* BEGIN INPUT ROWS *

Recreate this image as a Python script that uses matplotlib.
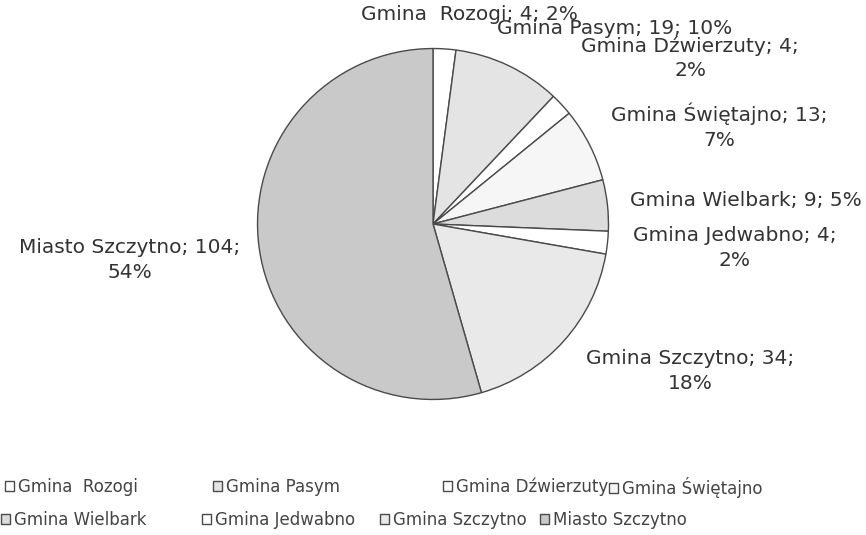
import matplotlib
matplotlib.use("Agg")
import matplotlib.pyplot as plt

# data
names = ["Gmina  Rozogi", "Gmina Pasym", "Gmina Dźwierzuty", "Gmina Świętajno",
         "Gmina Wielbark", "Gmina Jedwabno", "Gmina Szczytno", "Miasto Szczytno"]
counts = [4, 19, 4, 13, 9, 4, 34, 104]
percents = [2, 10, 2, 7, 5, 2, 18, 54]

# styling
fills = ["#ffffff", "#e4e4e4", "#ffffff", "#f6f6f6",
         "#dcdcdc", "#ffffff", "#e9e9e9", "#c9c9c9"]
# label text centres in pixels (x, y from top) and line breaks
label_pos = [(469, 15), (615, 28), (690, 58), (719, 126),
             (746, 200), (735, 248), (690, 371), (130, 260)]
two_line = [False, False, True, True, False, True, True, True]
# legend marker left edge (px), row y (px)
legend_pos = [(5, 487), (213, 487), (443, 487), (609, 487),
              (1, 520), (202, 520), (380, 520), (540, 520)]

W, H = 866, 535
fig = plt.figure(figsize=(W / 100, H / 100), dpi=100)
fig.patch.set_facecolor("white")

cx, cy, r = 433, 224, 176
ax = fig.add_axes([(cx - r) / W, 1 - (cy + r) / H, 2 * r / W, 2 * r / H])
wedges, _ = ax.pie(counts, colors=fills, startangle=90, counterclock=False,
                   wedgeprops=dict(edgecolor="#4a4a4a", linewidth=1.0))
ax.set_xlim(-1.003, 1.003)
ax.set_ylim(-1.003, 1.003)
ax.set_aspect("equal")

for name, c, p, (x, y), tl in zip(names, counts, percents, label_pos, two_line):
    if tl:
        txt = f"{name}; {c};\n{p}%"
    else:
        txt = f"{name}; {c}; {p}%"
    fig.text(x / W, 1 - y / H, txt, ha="center", va="center", fontsize=14.5,
             color="#333333", linespacing=1.4)

for w, name, (x, y) in zip(wedges, names, legend_pos):
    fig.legend([w], [name], loc="center left", bbox_to_anchor=(x / W, 1 - y / H),
               frameon=False, fontsize=12, borderpad=0, borderaxespad=0,
               handlelength=0.55, handleheight=0.55, handletextpad=0.25,
               labelcolor="#444444")

fig.savefig("out.png", dpi=100)
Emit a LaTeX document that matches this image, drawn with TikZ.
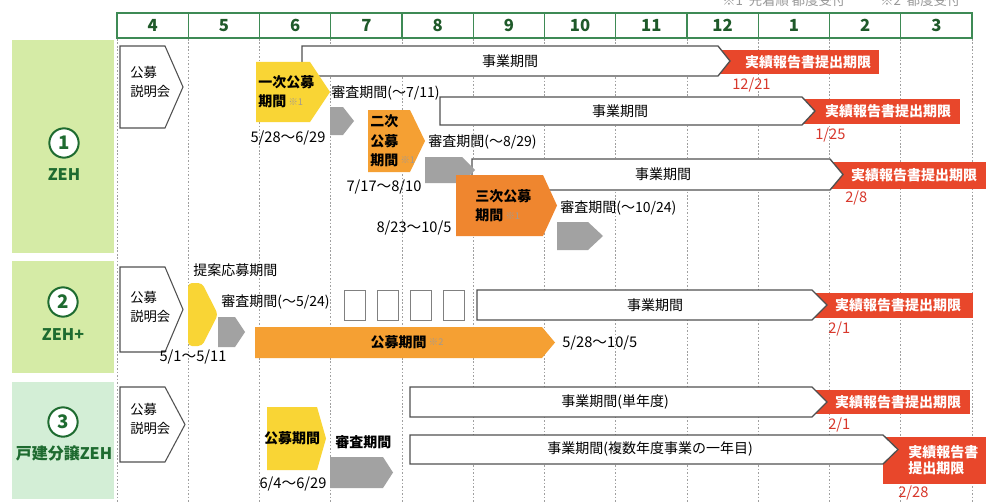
\documentclass[tikz,border=0pt]{standalone}
\usepackage{fontspec}
\setmainfont{Noto Sans CJK JP}
\usepackage{xcolor}
\usepackage{tikz}
\usetikzlibrary{positioning, arrows.meta, calc}
\definecolor{zehgreen}{HTML}{1E6B30}
\definecolor{hdrgreen}{HTML}{3E8A55}
\definecolor{hdrtext}{HTML}{1F5A2A}
\definecolor{limegreen}{HTML}{D5EBA6}
\definecolor{mintgreen}{HTML}{D3EED6}
\definecolor{boshuyellow}{HTML}{F9D535}
\definecolor{boshuorange}{HTML}{F5A033}
\definecolor{deeporange}{HTML}{EF862F}
\definecolor{shinsagray}{HTML}{A2A2A2}
\definecolor{houkokured}{HTML}{E8472B}
\definecolor{datered}{HTML}{D8382C}
\definecolor{outlinegray}{HTML}{505050}
\definecolor{komegray}{HTML}{A39A90}

% pentagon bar: style, left, top, body end, bottom, tip
\newcommand{\pentarrow}[6]{%
  \path[#1] (#2,#3) -- (#4,#3) -- (#6,{(#3+#5)/2}) -- (#4,#5) -- (#2,#5) -- cycle;}
\newcommand{\komenote}[1]{\,{\fontsize{7}{7}\selectfont\mdseries\color{komegray}\raisebox{0.35ex}{※#1}}}

\tikzset{
  gridline/.style={gray!75, line width=0.6pt, dash pattern=on 1.2pt off 1.4pt},
  hdrcell/.style={draw=hdrgreen, line width=0.9pt, minimum width=53.44pt,
    minimum height=18.75pt, inner sep=0pt, text=hdrtext,
    font=\fontsize{12.5}{12.5}\selectfont\bfseries},
  circnum/.style={circle, draw=zehgreen, line width=1.5pt, fill=white,
    minimum size=22pt, inner sep=0pt, text=zehgreen,
    font=\fontsize{14}{14}\selectfont\bfseries},
  rowname/.style={inner sep=0pt, text=zehgreen, font=\fontsize{12}{12}\selectfont\bfseries},
  briefing/.style={draw=outlinegray, line width=0.8pt, fill=white},
  jigyo/.style={draw=outlinegray, line width=1pt, fill=white},
  yellowbox/.style={fill=boshuyellow},
  orangebox/.style={fill=boshuorange},
  deeporangebox/.style={fill=deeporange},
  graybox/.style={fill=shinsagray},
  emptybox/.style={draw=gray, line width=0.7pt, fill=white},
  lbl/.style={inner sep=0pt, font=\fontsize{10.5}{12}\selectfont},
  boldlbl/.style={inner sep=0pt, align=left, font=\fontsize{10.5}{14.5}\selectfont\bfseries},
  smalllbl/.style={inner sep=0pt, align=left, font=\fontsize{10}{14}\selectfont},
  datelbl/.style={inner sep=0pt, font=\fontsize{11}{12}\selectfont},
  reddate/.style={datelbl, text=datered, anchor=west},
  redlbl/.style={inner sep=0pt, align=left, text=white,
    font=\fontsize{10.5}{12.5}\selectfont\bfseries},
  notelbl/.style={inner sep=0pt, text=gray!80, font=\fontsize{10}{12}\selectfont},
}

\begin{document}
\begin{tikzpicture}[x=0.75pt, y=-0.75pt]
  \useasboundingbox (0,0) rectangle (991,503);
  \fill[white] (0,0) rectangle (991,503);

  % notes (cut at the top edge)
  \node[notelbl, anchor=base west] (note1) at (722,5.5) {※1\ \ 先着順 都度受付};
  \node[notelbl, anchor=base west] (note2) at (880,5.5) {※2\ \ 都度受付};

  % months
  \foreach \m [count=\i from 0] in {4,5,6,7,8,9,10,11,12,1,2,3}
    \node[hdrcell] (m\m) at ({152.6+71.25*\i},25.5) {\m};
  \draw[hdrgreen, line width=1.3pt] (117,13) rectangle (972,38);
  \foreach \i in {0,...,12}
    \draw[gridline] ({117+71.25*\i},39) -- ({117+71.25*\i},503);

  % row labels
  \fill[limegreen] (12,40) rectangle (114,253);
  \fill[limegreen] (12,261) rectangle (114,373);
  \fill[mintgreen] (12,382) rectangle (114,499);
  \node[circnum] (num1) at (64,143) {1};
  \node[rowname] (zeh) at (64,175) {ZEH};
  \node[circnum] (num2) at (63,302) {2};
  \node[rowname] (zehplus) at (63,335) {ZEH+};
  \node[circnum] (num3) at (63,422) {3};
  \node[rowname] (bunjo) at (64,453) {戸建分譲ZEH};

  % --- row 1 ---
  \pentarrow{briefing}{120}{46}{165}{128}{183}
  \node[smalllbl, anchor=west] (setsumei1) at (130,82) {公募\\説明会};

  \fill[houkokured] (718,50) rectangle (879,74);
  \pentarrow{jigyo}{302}{46}{718}{76}{730}
  \node[lbl] (jigyo1) at (510,61) {事業期間};
  \node[redlbl] (kigen1) at (808,62) {実績報告書提出期限};
  \node[reddate] (d1221) at (732,85) {12/21};

  \pentarrow{yellowbox}{256}{62}{310}{122}{330}
  \node[boldlbl, anchor=west] (ichiji) at (258,92) {一次公募\\期間\komenote{1}};
  \node[datelbl] (ichijidate) at (288,138) {5/28～6/29};
  \node[lbl, anchor=west] (shinsa1) at (331,93) {審査期間(～7/11)};
  \pentarrow{graybox}{330}{107}{343}{135}{354}

  \fill[houkokured] (802,99) rectangle (960,124);
  \pentarrow{jigyo}{440}{97}{802}{125}{815}
  \node[lbl] (jigyo2) at (620,111) {事業期間};
  \node[redlbl] (kigen2) at (888,111) {実績報告書提出期限};
  \node[reddate] (d125) at (815,135) {1/25};

  \pentarrow{orangebox}{368}{110}{410}{172}{425}
  \node[boldlbl, anchor=west] (niji) at (370,141) {二次\\公募\\期間\komenote{1}};
  \node[datelbl] (nijidate) at (384,187) {7/17～8/10};
  \node[lbl, anchor=west] (shinsa2) at (428,142) {審査期間(～8/29)};

  \fill[houkokured] (830,162) rectangle (986,189);
  \pentarrow{jigyo}{472}{159}{830}{190}{843}
  \node[lbl] (jigyo3) at (663,174) {事業期間};
  \node[redlbl] (kigen3) at (914,175) {実績報告書提出期限};
  \node[reddate] (d28) at (845,198) {2/8};
  \pentarrow{graybox}{425}{157}{462}{183}{475}

  \pentarrow{deeporangebox}{456}{175}{543}{236}{557}
  \node[boldlbl, anchor=west] (sanji) at (475,206) {三次公募\\期間\komenote{1}};
  \node[datelbl] (sanjidate) at (414,228) {8/23～10/5};
  \node[lbl, anchor=west] (shinsa3) at (560,208) {審査期間(～10/24)};
  \pentarrow{graybox}{557}{222}{588}{250}{603}

  % --- row 2 ---
  \pentarrow{briefing}{120}{267}{165}{352}{183}
  \node[smalllbl, anchor=west] (setsumei2) at (130,307) {公募\\説明会};
  \node[lbl, anchor=west] (teian) at (193,270) {提案応募期間};
  \pentarrow{yellowbox, rounded corners=3pt}{188}{283}{202}{346}{218}
  \node[lbl, anchor=west] (shinsa4) at (221,302) {審査期間(～5/24)};
  \pentarrow{graybox}{218}{317}{235}{347}{245}
  \node[datelbl] (teiandate) at (193,357) {5/1～5/11};
  \foreach \x in {344,377,410,443}
    \draw[emptybox] (\x,290) rectangle ++(21,30);

  \fill[houkokured] (812,293) rectangle (973,318);
  \pentarrow{jigyo}{477}{290}{812}{320}{827}
  \node[lbl] (jigyo4) at (655,305) {事業期間};
  \node[redlbl] (kigen4) at (898,305) {実績報告書提出期限};
  \node[reddate] (d21a) at (828,329) {2/1};

  \pentarrow{orangebox}{255}{327}{542}{358}{555}
  \node[boldlbl] (boshu2) at (407,342) {公募期間\komenote{2}};
  \node[datelbl, anchor=west] (boshu2date) at (562,343) {5/28～10/5};

  % --- row 3 ---
  \pentarrow{briefing}{120}{387}{165}{462}{185}
  \node[smalllbl, anchor=west] (setsumei3) at (130,419) {公募\\説明会};
  \pentarrow{yellowbox}{267}{407}{317}{470}{326}
  \node[boldlbl] (boshu3) at (292,438) {公募期間};
  \node[datelbl] (boshu3date) at (293,484) {6/4～6/29};
  \node[boldlbl, anchor=west] (shinsa5) at (335,442) {審査期間};
  \pentarrow{graybox}{330}{457}{383}{488}{393}

  \fill[houkokured] (812,390) rectangle (970,414);
  \pentarrow{jigyo}{410}{387}{812}{417}{827}
  \node[lbl] (jigyo5) at (615,402) {事業期間(単年度)};
  \node[redlbl] (kigen5) at (898,402) {実績報告書提出期限};
  \node[reddate] (d21b) at (828,425) {2/1};

  \fill[houkokured] (883,437) rectangle (986,484);
  \pentarrow{jigyo}{410}{435}{883}{464}{898}
  \node[lbl] (jigyo6) at (650,449) {事業期間(複数年度事業の一年目)};
  \node[redlbl, anchor=west] (kigen6) at (908,460) {実績報告書\\提出期限};
  \node[reddate] (d228) at (898,493) {2/28};
\end{tikzpicture}
\end{document}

* END INPUT ROWS *

EXERCISE GOAL:
From the first line of the entries above down to the line holding "import matplotlib.pyplot as plt", quote each line exactly and nothing else, skipping pictures.

RESULT OF THIS EXERCISE:
Recreate this image as a Python script that uses matplotlib.
import matplotlib
matplotlib.use("Agg")
import matplotlib.pyplot as plt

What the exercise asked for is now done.